I teach both corporate courses and public ones. The presentations are
a mixture of lecture and hands-on exercises in a similar style to my
NBN
courses. The specific topics will vary based on the needs of the
audience. Contact me if there's something you specifically want me to
discuss, and see the bottom of this page for a
partial list of topics I can cover.
Who am I?
My name is Andrew Dalke. I am a professional software developer with
years of experience creating tools for cheminformatics, molecular
modeling, bioinformatics, and related fields. Some the more public
projects I've been part of are VMD, NAMD, BioPython, PyDaylight, and
the Open Bioinformatics Foundation. Thoughout my career I have worked
closely with chemists to help them be more effective, by developing
software, providing one-on-one advice, training, and writing
essays
about software side of this field.
Most of my work over the last 10 years has been in Python, which is
the most popular high-level language in computational chemistry. Many
tools, especially in molecular visualization and chemical informatics,
have Python interfaces. Python is also one of the most popular
computer languages in the world, with mature software libraries for
everything from image manipulation and SQL databases to GUI and web
development. I am a member of the Python Software Foundation, which
is the non-profit that holds the copyright to Python.
Scheduled courses
The following courses are meant for computational chemists with some
programming background. It is not an introduction to programming
course. You must know how to write programs* and should have some experience
with Python.
Course fees include coffe breaks, lunch, and all presentation
materials. Each day starts at 9.00 and ends around 17.30.

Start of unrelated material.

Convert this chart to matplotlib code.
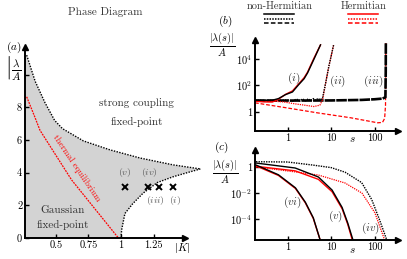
import numpy as np
import matplotlib
matplotlib.use('Agg')
import matplotlib.pyplot as plt
from matplotlib.lines import Line2D

plt.rcParams['font.family'] = 'serif'
plt.rcParams['font.serif'] = ['cmr10', 'DejaVu Serif']
plt.rcParams['mathtext.fontset'] = 'cm'
plt.rcParams['axes.formatter.use_mathtext'] = True

# ---- (a) phase diagram
upper_K = [0.275, 0.34, 0.415, 0.49, 0.55, 0.71, 0.915, 1.146, 1.40, 1.61]
upper_lam = [11.2, 9.6, 8.3, 7.2, 6.7, 5.95, 5.4, 4.9, 4.48, 4.23]
lower_K = [1.0, 1.005, 1.03, 1.09, 1.17, 1.28, 1.40, 1.53, 1.61]
lower_lam = [0.0, 0.5, 1.5, 2.1, 2.75, 3.4, 3.75, 4.05, 4.23]
thermal_K = [0.275, 0.34, 0.377, 0.5, 0.62, 0.8, 0.98]
thermal_lam = [8.65, 7.36, 6.6, 5.06, 3.56, 1.78, 0.0]
cross_K = [1.03, 1.21, 1.29, 1.40]
cross_lam = [3.15, 3.15, 3.15, 3.15]
cross_names = ['$(v)$', '$(iv)$', '$(iii)$', '$(i)$']
cross_label_K = [1.03, 1.215, 1.262, 1.418]
cross_above = [True, True, False, False]

# ---- (b) growth of |lambda(s)|/A, log10 values
b_i_s = [0.18, 0.3, 0.45, 0.62, 0.9, 1.3, 1.79, 2.4, 2.88, 3.96, 5.7]
b_i_nh = [0.88, 0.86, 0.88, 1.0, 1.3, 1.5, 2.04, 2.5, 2.94, 3.92, 5.06]
b_i_h = [0.8, 0.75, 0.74, 0.95, 1.32, 1.58, 2.1, 2.58, 3.0, 4.0, 5.06]
b_ii_s = [0.18, 0.5, 1.0, 1.3, 1.6, 1.9, 2.2, 2.6, 3.0, 3.4, 3.9, 4.4, 5.0,
          5.6, 6.36, 7.5, 8.8, 11.4]
b_ii_nh = [0.88, 0.86, 0.9, 0.8, 0.97, 0.82, 0.98, 0.83, 0.99, 0.84, 1.0,
           0.86, 1.02, 0.9, 1.06, 2.2, 3.4, 5.06]
b_ii_h_s = [0.18, 0.5, 0.8, 1.5, 2.5, 4.0, 5.5, 6.36, 7.5, 8.8, 11.4]
b_ii_h = [0.85, 0.8, 0.75, 0.6, 0.5, 0.4, 0.5, 0.9, 2.2, 3.4, 5.06]
b_iii_s = [0.18, 1.0, 10.0, 50.0, 100.0, 150.0, 175.0, 178.0, 179.0]
b_iii_nh = [0.85, 0.85, 0.86, 0.9, 0.95, 1.0, 1.1, 3.0, 5.2]
b_iii_h_s = [0.18, 1.0, 4.9, 28.0, 117.0, 150.0, 168.0, 176.0, 179.0]
b_iii_h = [0.68, 0.29, -0.08, -0.45, -0.83, -0.8, -0.5, 0.5, 5.2]

# ---- (c) decay of |lambda(s)|/A, log10 values
c_iv_s = [0.19, 1.0, 3.7, 10.0, 20.8, 50.0, 85.0, 130.0, 188.0]
c_iv_nh = [0.4, 0.38, 0.15, -0.05, -0.4, -1.2, -2.5, -4.1, -5.6]
c_iv_h_s = [0.19, 1.5, 5.1, 20.8, 50.6, 100.0, 168.0]
c_iv_h = [0.0, -0.38, -0.62, -1.23, -2.0, -3.5, -5.6]
c_v_s = [0.19, 1.5, 5.1, 10.5, 17.8, 24.0, 31.6]
c_v_nh = [0.3, -0.08, -0.77, -1.77, -3.1, -4.3, -5.6]
c_v_h_s = [0.19, 1.5, 5.1, 10.5, 17.8, 24.0, 30.5]
c_v_h = [0.05, -0.3, -0.95, -1.9, -3.2, -4.4, -5.6]
c_vi_s = [0.19, 0.62, 1.52, 2.56, 3.9, 5.6]
c_vi_nh = [0.15, -0.6, -1.6, -2.7, -3.9, -5.6]
c_vi_h = [0.08, -0.65, -1.65, -2.75, -3.95, -5.6]

W, H = 407, 259
fig = plt.figure(figsize=(W / 100, H / 100), dpi=100)


def px(x, y):
    return x / W, 1 - y / H


def style_axes(ax):
    for side in ['top', 'right']:
        ax.spines[side].set_visible(False)
    for side in ['left', 'bottom']:
        ax.spines[side].set_linewidth(1.4)
    ax.tick_params(direction='in', length=3, width=1, labelsize=7.5, pad=2)
    ax.tick_params(which='minor', length=0)
    ax.plot(0, 1, '^k', ms=4.5, transform=ax.transAxes, clip_on=False)
    ax.plot(1, 0, '>k', ms=4.5, transform=ax.transAxes, clip_on=False)
    ax.patch.set_alpha(0)


# ---------- panel (a)
ax = fig.add_axes([25 / W, 21 / H, 160 / W, 191 / H])
style_axes(ax)
poly_K = [0.262] + lower_K + upper_K[::-1] + [0.262]
poly_lam = [0.0] + lower_lam + upper_lam[::-1] + [upper_lam[0]]
ax.fill(poly_K, poly_lam, color='#d3d3d3', lw=0, clip_on=False, zorder=0)
ax.plot(upper_K, upper_lam, color='k', ls=(0, (1, 1)), lw=1, clip_on=False)
ax.plot(lower_K, lower_lam, color='k', ls=(0, (1, 1)), lw=1, clip_on=False)
ax.plot(thermal_K, thermal_lam, color='red', ls=(0, (1.5, 0.8)), lw=0.9)
ax.plot(cross_K, cross_lam, 'x', color='k', ms=5, mew=1.4)
for k, l, name, up in zip(cross_label_K, cross_lam, cross_names, cross_above):
    ax.text(k, l + (0.85 if up else -0.85), name, ha='center', va='center',
            fontsize=7, color='#555555')
ax.set_xlim(0.262, 1.492)
ax.set_ylim(0, 11.7)
ax.set_xticks([0.5, 0.75, 1, 1.25])
ax.set_xticklabels(['0.5', '0.75', '1', '1.25'])
ax.set_yticks([0, 2, 4, 6, 8, 10])
ax.set_yticklabels(['0', '2', '4', '6', '8', ''])
ax.text(1.12, 8.28, 'strong coupling', ha='center', va='center', fontsize=8, color='#333333')
ax.text(1.12, 7.1, 'fixed-point', ha='center', va='center', fontsize=8, color='#333333')
ax.text(0.55, 1.72, 'Gaussian', ha='center', va='center', fontsize=8, color='#333333')
ax.text(0.55, 0.8, 'fixed-point', ha='center', va='center', fontsize=8, color='#333333')
ax.text(0.66, 4.3, 'thermal equilibrium', ha='center', va='center', fontsize=6.5,
        color='red', rotation=-56)
fig.text(*px(16, 68), r'$\left|\dfrac{\lambda}{A}\right|$', ha='center', va='center', fontsize=8)
fig.text(*px(182, 248), r'$|K|$', ha='center', va='center', fontsize=8)
fig.text(*px(14, 47), r'$(a)$', ha='center', va='center', fontsize=8)
fig.text(*px(105, 12), 'Phase Diagram', ha='center', va='center', fontsize=8, color='#333333')

# ---------- panel (b)
dot = (0, (1, 0.8))
dash = (0, (3, 1.5))
bx = fig.add_axes([255 / W, 128 / H, 143 / W, 91 / H])
style_axes(bx)
bx.set_xscale('log')
bx.set_yscale('log')
bx.plot(b_iii_h_s, 10 ** np.array(b_iii_h), color='red', ls=dash, lw=0.9)
bx.plot(b_iii_s, 10 ** np.array(b_iii_nh), color='k', ls=(0, (4, 0.4)), lw=1.9)
bx.plot(b_ii_h_s, 10 ** np.array(b_ii_h), color='red', ls=dot, lw=0.9)
bx.plot(b_ii_s, 10 ** np.array(b_ii_nh), color='k', ls=dot, lw=1.0)
bx.plot(b_i_s, 10 ** np.array(b_i_h), color='red', lw=1.0)
bx.plot(b_i_s, 10 ** np.array(b_i_nh), color='k', lw=1.0)
bx.set_xlim(0.18, 340)
bx.set_ylim(10 ** -1.45, 10 ** 5.43)
bx.set_xticks([1, 10, 100])
bx.set_xticklabels(['1', '10', '100'])
bx.set_yticks([1, 1e2, 1e4])
bx.set_yticklabels(['1', r'$10^2$', r'$10^4$'])
bx.text(10 ** 0.15, 10 ** 2.55, '$(i)$', ha='center', va='center', fontsize=8, color='#333333')
bx.text(10 ** 1.15, 10 ** 2.3, '$(ii)$', ha='center', va='center', fontsize=8, color='#333333')
bx.text(10 ** 1.98, 10 ** 2.3, '$(iii)$', ha='center', va='center', fontsize=8, color='#333333')
fig.text(*px(352, 139), '$s$', ha='center', va='center', fontsize=8)
fig.text(*px(225, 21), '$(b)$', ha='center', va='center', fontsize=8)
fig.text(*px(222, 45), r'$\dfrac{|\lambda(s)|}{A}$', ha='center', va='center', fontsize=7.5)

# ---------- panel (c)
cx = fig.add_axes([255 / W, 19 / H, 143 / W, 90 / H])
style_axes(cx)
cx.set_xscale('log')
cx.set_yscale('log')
cx.plot(c_iv_h_s, 10 ** np.array(c_iv_h), color='red', ls=dot, lw=0.9)
cx.plot(c_iv_s, 10 ** np.array(c_iv_nh), color='k', ls=dot, lw=1.0)
cx.plot(c_v_h_s, 10 ** np.array(c_v_h), color='red', lw=1.0)
cx.plot(c_v_s, 10 ** np.array(c_v_nh), color='k', lw=1.0)
cx.plot(c_vi_s, 10 ** np.array(c_vi_h), color='red', lw=1.0)
cx.plot(c_vi_s, 10 ** np.array(c_vi_nh), color='k', lw=1.0)
cx.set_xlim(0.18, 340)
cx.set_ylim(10 ** -5.6, 10 ** 1.3)
cx.set_xticks([1, 10, 100])
cx.set_xticklabels(['1', '10', '100'])
cx.set_yticks([1, 1e-2, 1e-4])
cx.set_yticklabels(['1', r'$10^{-2}$', r'$10^{-4}$'])
cx.text(10 ** 0.12, 10 ** -2.7, '$(vi)$', ha='center', va='center', fontsize=8, color='#333333')
cx.text(10 ** 1.1, 10 ** -3.8, '$(v)$', ha='center', va='center', fontsize=8, color='#333333')
cx.text(10 ** 1.9, 10 ** -4.7, '$(iv)$', ha='center', va='center', fontsize=8, color='#333333')
fig.text(*px(352, 250), '$s$', ha='center', va='center', fontsize=8)
fig.text(*px(221, 147), '$(c)$', ha='center', va='center', fontsize=8)
fig.text(*px(225, 172), r'$\dfrac{|\lambda(s)|}{A}$', ha='center', va='center', fontsize=7.5)

# ---------- legend at the top
fig.text(*px(280, 6), 'non-Hermitian', ha='center', va='center', fontsize=7.5, color='#333333')
fig.text(*px(364, 6), 'Hermitian', ha='center', va='center', fontsize=7.5, color='#333333')
for color, x0, x1 in [('k', 264, 294), ('red', 348, 378)]:
    for ls, yy in [('-', 14), (dot, 18.5), (dash, 23)]:
        (a0, b0), (a1, b1) = px(x0, yy), px(x1, yy)
        fig.add_artist(Line2D([a0, a1], [b0, b1], color=color, ls=ls, lw=1.1))

fig.savefig('out.png', dpi=100)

If you have any questions, send me an email at trainingdiscard@dalkescientific.com. If you are from an
academic or non-profit group then you may qualify for a discount.
Python programming
Leipzig, Germany, 14-15 February 2011
This intense two day course covers the basics of how to use
Python. The first day is an overview the core
Python language and OEChem. The second day
covers essential libraries for calling out to command-line programs, handling CSV files, making plots, and
more.
Attendees must have some programming experience (know how to use
variables, for-loops, if-statements, and know how to use text editors
and command-line tools.
Registration will be €900 including VAT and is limited to 8
people. Special discount: attend this course plus the Django course for €2,000 instead of
€2,200.
The course will be hosted by and invoices sent by the Python Academy, located at
Zur Schule 20, Leipzig. Register
for the Python course or contact me at trainingdiscard@dalkescientific.com if you have any
questions.
Web Application Development with Django
Leipzig, Germany, 16-18 February 2011
This three day course walks through two real-world examples based on
the Django web application framework: an interactive descriptor
calculator and a PubChem database search system. This course is meant
for computational chemists who want to set up an in-house
cheminformatics server for specific analysis tasks. The topics I'll
cover are:
Attendees must have some existing Python experience. I will be
teaching a two day Python course
immediately before the Django course. If you attend both courses you
will get a discount.
Registration for the Django course is €1,300 and is limited to 8
people. Special discount: attend this course plus the Python
course for €2,000 instead of €2,200.
The course will be hosted by and invoices sent by the Python Academy, located at
Zur Schule 20, Leipzig. Register
for the Python course or ontact me at trainingdiscard@dalkescientific.com if you have any
questions.
What experience do you need?
My courses are meant for computational chemists who are not programmers
but have some programming experience. Computational chemists in this
case means small-molecule chemistry with an emphasis on
cheminformatics and a bit of molecular modeling. You must already
know the basic science, like SMILES, molecular graph representation,
SMARTS and substructure searches.
The phrase "some programming experience" means people who are
comfortable with strings, integers, floats, variables, if-statements,
for-loops, variables, lists/arrays, and defining functions. You must
also be comfortable working on the command-line and using a text
editor or IDE to write programs. You do not need to know object
oriented programming.
You should have some experience with Python but that is not essential.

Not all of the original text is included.